YOUR GOAL –
Leaving out every picture, retype the lines below from the top through the one that contains "plt.rcParams['hatch.linewidth'] = 0.7".

[Start of DATA]

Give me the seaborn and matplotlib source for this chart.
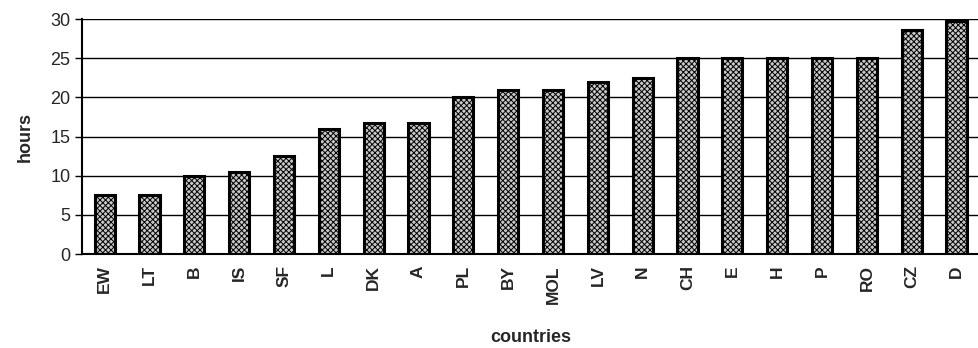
import pandas as pd
import numpy as np
import matplotlib.pyplot as plt
import seaborn as sns

# 데이터
countries = ['EW', 'LT', 'B', 'IS', 'SF', 'L', 'DK', 'A', 'PL', 'BY',
             'MOL', 'LV', 'N', 'CH', 'E', 'H', 'P', 'RO', 'CZ', 'D']
hours = [7.5, 7.5, 10, 10.5, 12.5, 16, 16.7, 16.7, 20, 21,
         21, 22, 22.5, 25, 25, 25, 25, 25, 28.6, 29.7]

df = pd.DataFrame({'countries': countries, 'hours': hours})

sns.set_style('white')
plt.rcParams['font.family'] = ['Liberation Sans', 'DejaVu Sans']
plt.rcParams['hatch.linewidth'] = 0.7

fig = plt.figure(figsize=(9.79, 3.48), dpi=100)
ax = fig.add_axes([0.084, 0.27, 0.916, 0.675])

sns.barplot(data=df, x='countries', y='hours', ax=ax, width=0.45,
            color='#c8c8c8', edgecolor='black', linewidth=2.2, saturation=1)
for p in ax.patches:
    p.set_hatch('xxxxxx')

ax.set_ylim(0, 30)
ax.set_xlim(-0.5, len(countries) - 0.5)
ax.set_yticks(range(0, 31, 5))
ax.yaxis.grid(True, color='black', linewidth=1.0)
ax.set_axisbelow(True)

for s in ['top', 'right']:
    ax.spines[s].set_visible(False)
ax.spines['left'].set_color('black')
ax.spines['left'].set_linewidth(1.5)
ax.spines['bottom'].set_color('black')
ax.spines['bottom'].set_linewidth(1.5)

# 카테고리 사이 눈금
ax.set_xticks(np.arange(len(countries)) + 0.5, minor=True)
ax.tick_params(axis='x', which='major', length=0, pad=8)
ax.tick_params(axis='x', which='minor', length=8, direction='inout', color='black', width=1)
ax.tick_params(axis='y', which='major', length=5, direction='out', color='black', width=1,
               left=True, labelsize=13)
ax.set_xticks(range(len(countries)))
ax.set_xticklabels(countries, rotation=90, fontsize=12.5, fontweight='bold')

ax.set_xlabel('countries', fontsize=13, fontweight='bold', labelpad=18)
ax.set_ylabel('hours', fontsize=13, fontweight='bold', labelpad=12)

plt.savefig('out.png', dpi=100)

[End of DATA]

SOLUTION TO THE EXERCISE –
Give me the seaborn and matplotlib source for this chart.
import pandas as pd
import numpy as np
import matplotlib.pyplot as plt
import seaborn as sns

# 데이터
countries = ['EW', 'LT', 'B', 'IS', 'SF', 'L', 'DK', 'A', 'PL', 'BY',
             'MOL', 'LV', 'N', 'CH', 'E', 'H', 'P', 'RO', 'CZ', 'D']
hours = [7.5, 7.5, 10, 10.5, 12.5, 16, 16.7, 16.7, 20, 21,
         21, 22, 22.5, 25, 25, 25, 25, 25, 28.6, 29.7]

df = pd.DataFrame({'countries': countries, 'hours': hours})

sns.set_style('white')
plt.rcParams['font.family'] = ['Liberation Sans', 'DejaVu Sans']
plt.rcParams['hatch.linewidth'] = 0.7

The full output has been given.